We average Americans, now educated in the experience of the average American from 1776 to the beginning of 1787, find much merit and comfort in Webster’s understanding of basic American law. He had a reasoned and firm conviction that Americans really are citizens and not subjects. His conviction, in that respect, while opposed to the convictions of our leaders and “constitutional” lawyers, has seemed to us quite in accord with the convictions of earlier leaders such as Iredell and Wilson and the others, and also with the decisions of our Supreme Court.

Briefly stated, it has become quite clear to us that the American people, from 1776 to 1787, were fixed in their determination to make our basic American law what the conviction of Webster and the leaders of every generation prior to our own knew it to be. Let us go back, therefore, to the Americans in the Philadelphia convention of 1787, who worded the Constitution which is the supreme law of America, and ascertain how their knowledge of fundamental American law dictated the wording of their proposed Seventh Article.

CHAPTER VIII
PHILADELPHIA ANSWERS “CONVENTIONS, NOT LEGISLATURES”

We recall how clearly the Americans at Philadelphia, in 1787, knew that any grant of national power to interfere with the freedom of individuals was the constitution of government. We recall the bitter conflict of opinion, threatening the destruction of the assembly, over the manner of choosing the members of the legislature to exercise whatever powers of that kind the citizens of America might grant. We recall the great opposition to the proposal of a grant of any power of that kind and to the particular proposal of each of the enumerated powers of that kind, all embodied in the First Article.

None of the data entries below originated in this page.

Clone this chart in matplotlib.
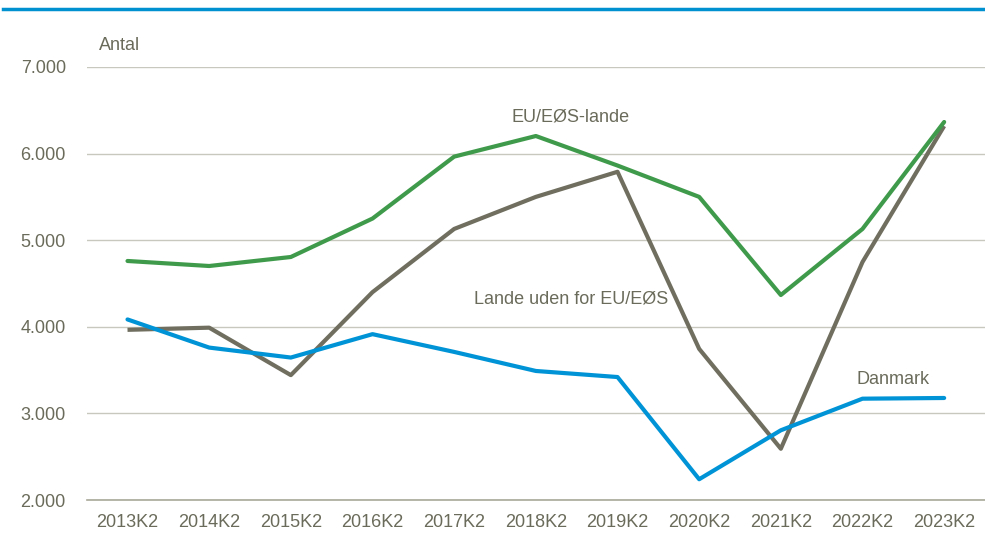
import matplotlib
matplotlib.use('Agg')
import matplotlib.pyplot as plt
from matplotlib.lines import Line2D
from matplotlib.ticker import FuncFormatter

plt.rcParams['font.family'] = ['Liberation Sans', 'DejaVu Sans']

# data
kvartaler = ['2013K2', '2014K2', '2015K2', '2016K2', '2017K2', '2018K2',
             '2019K2', '2020K2', '2021K2', '2022K2', '2023K2']
danmark = [4085, 3760, 3645, 3915, 3710, 3490, 3420, 2240, 2805, 3170, 3178]
eu_eos = [4760, 4702, 4806, 5250, 5965, 6203, 5862, 5500, 4367, 5130, 6365]
uden_eu = [3965, 3990, 3442, 4400, 5130, 5500, 5790, 3745, 2592, 4748, 6318]

blaa = '#0094D6'
groen = '#3F9B4B'
graa = '#6F6E5F'
tekst = '#6B6B5B'

fig = plt.figure(figsize=(9.85, 5.35), dpi=100)
ax = fig.add_axes([0.088, 0.0654, 0.912, 0.8094])

x = range(len(kvartaler))
ax.plot(x, eu_eos, color=groen, lw=3, solid_capstyle='round', zorder=3)
ax.plot(x, uden_eu, color=graa, lw=3, solid_capstyle='butt', zorder=2)
ax.plot(x, danmark, color=blaa, lw=3, solid_capstyle='round', zorder=4)

ax.set_xlim(-0.5, len(kvartaler) - 0.5)
ax.set_ylim(2000, 7000)
ax.set_yticks(range(2000, 7001, 1000))
ax.yaxis.set_major_formatter(FuncFormatter(lambda v, p: f'{int(v):,}'.replace(',', '.')))
ax.set_xticks(list(x))
ax.set_xticklabels(kvartaler)

ax.grid(axis='y', color='#C8C8BE', lw=1)
ax.set_axisbelow(True)
for s in ['top', 'right', 'left']:
    ax.spines[s].set_visible(False)
ax.spines['bottom'].set_color('#A8A898')
ax.spines['bottom'].set_linewidth(1.2)
ax.tick_params(axis='both', length=0, labelsize=13, colors=tekst)
ax.tick_params(axis='x', pad=10)
ax.tick_params(axis='y', pad=15)

# etiketter
ax.text(0.014, 1.03, 'Antal', transform=ax.transAxes, fontsize=13, color=tekst,
        ha='left', va='bottom')
ax.text(5.42, 6420, 'EU/EØS-lande', fontsize=13, color=tekst, ha='center', va='center')
ax.text(5.43, 4320, 'Lande uden for EU/EØS', fontsize=13, color=tekst, ha='center', va='center')
ax.text(9.38, 3390, 'Danmark', fontsize=13, color=tekst, ha='center', va='center')

# blå linje i toppen
fig.add_artist(Line2D([0.003, 1.0], [0.983, 0.983], color='#0091D0', lw=2.5,
                      transform=fig.transFigure))

fig.savefig('out.png', dpi=100)
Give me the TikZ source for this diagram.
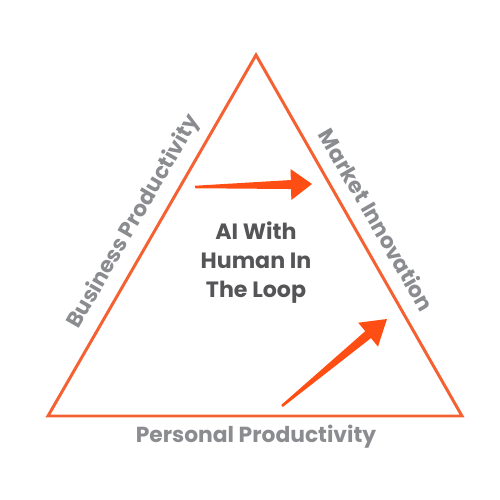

We have thus come to know with certainty that the minds of the Americans at Philadelphia, during those strenuous four months, were concentrated mainly upon a proposal to grant some national power to interfere with the human freedom of all Americans. In other words, we have their knowledge that their proposed First Article, by reason of its grants of such power, would constitute a new nation and government of men, if those grants were validly made by those competent to make such grants.

Under which circumstances, we realize that it became necessary for them to make a great legal decision, in the construction of basic American law, and, before making that decision, which was compelled to be the result of judgment and not of will, accurately to ascertain one important legal fact. Indeed, their decision was to be the actual conclusion reached in the effort to ascertain that legal fact. This was the single question to which they must find the right answer: “Under our basic American law, can legislatures ever give to government any power to interfere with the human freedom of men, or must every government in America obtain its only valid powers of that kind by direct grant from its own citizens?”

It is easy for us to state that they should have known that the answer to that question was expressly and authoritatively given in the Statute of ’76. It was there plainly enacted that every just power of any government must be derived from the direct grant of those to be governed by its exercise. Yet our own leaders for the last five years have not even asked the question, much less known the right answer.